No ponytail fortunately...just a ridiculous mustache...
Then there's the laundry. One of the first things you say before I unpack my bags is 'put any washing in the basket' and I do. That washing is then collected by you. Yes, you heard me right stereotype makers, my father collects the laundry, and you sort it, colours, darks, whites, and put them in the machine. Once they're done, you hang them up to dry, outside or over the aga and when that's complete, you set up your ironing board, and you're away. Some of my favourite evenings are those when you ask me to pick a film, something easygoing and preferably that you've seen before, so you can do the ironing while we relax in front of the fire. There you stand, one sheet, two sheet, t-shirt, knickers. Yes, that's also right, my father irons our knickers. We don't ask him to, he just does. Beat that. Into the airing cupboard they go and then it's someone's job, mine when I can, to sort them. Job done. Next basket of laundry...and so the cycle continues.

You run the house but you also run the garden. You have help but you're the one who gives the instructions. What needs to be planted where, what needs to be tidied where and what needs to be picked where and when. A daily vase of flowers appearing both on mum's bedside table and my own. I know you say that I probably couldn't navigate myself around the garden and I do know where you're coming from but I do see what you do. I do come and get you when the phone rings and I have to find you on the ground somewhere in the Kitchen Garden doing...something...and I do love the flowers in the spring and the summer. The garden is a triumph and everyone who comes over, agrees. Once again, the green tinge of envy appearing over the green of your leaves.

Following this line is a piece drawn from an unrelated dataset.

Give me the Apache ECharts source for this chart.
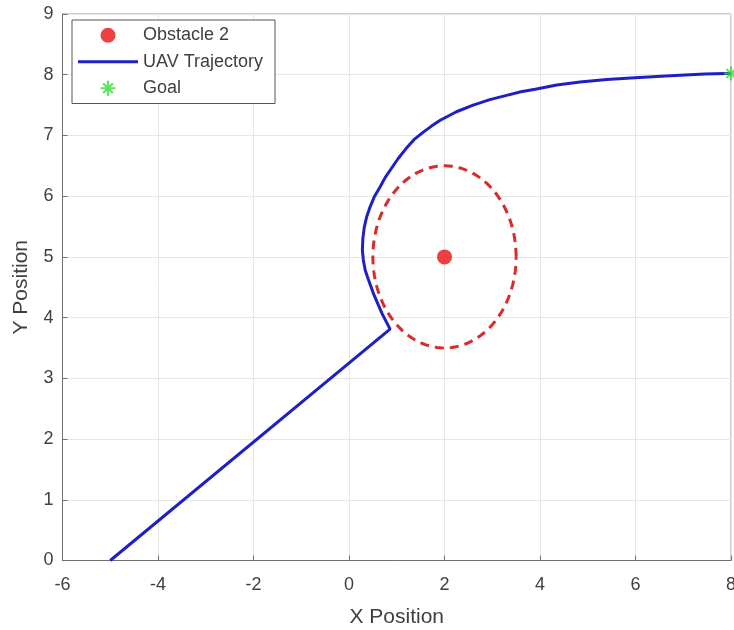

You see, we live in a world where even now, in 2016, it's still more 'normal' (whatever that means) for these things, these 'domestic' things, to be carried out by the women. They're at home, cooking, cleaning, looking after the kids while daddy is out at work. I grew up in a house where both my parents had full on jobs in the city but they shared the burdens of home life. Dad taking the lead, mum following close behind with her similarly yummmy concoctions and occasional use of the ironing board (if she really has to). Yet I see it everywhere. Living in Notting Hill at the moment but with many work experience weeks spent in schools both here and at home in Berkshire, it was a shock when I saw a child being dropped off or picked up by a man. If it wasn't mummy kissing their little one goodbye it was another female figure. A grandparent or a nanny, an Au Pair or a big sister. Women. The same women who would be back later to do the pick up and take them home for tea.

In my world. it's my dad who's standing at the gate at school, or waiting in the car park and it's my dad who takes me home for tea. He may have been a huge source of embarrassment when I was little when there he'd stand in his bright patterned embarrassing jumpers or, in the early days, with his hair in a ponytail with one of my hairbands. He may have led to a few questions about why my dad was collecting me...or on occasion my grandpa but...

I wouldn't have it, or him, any other way.

I love you lots Daddy, even if sometimes I'm not very good at showing it.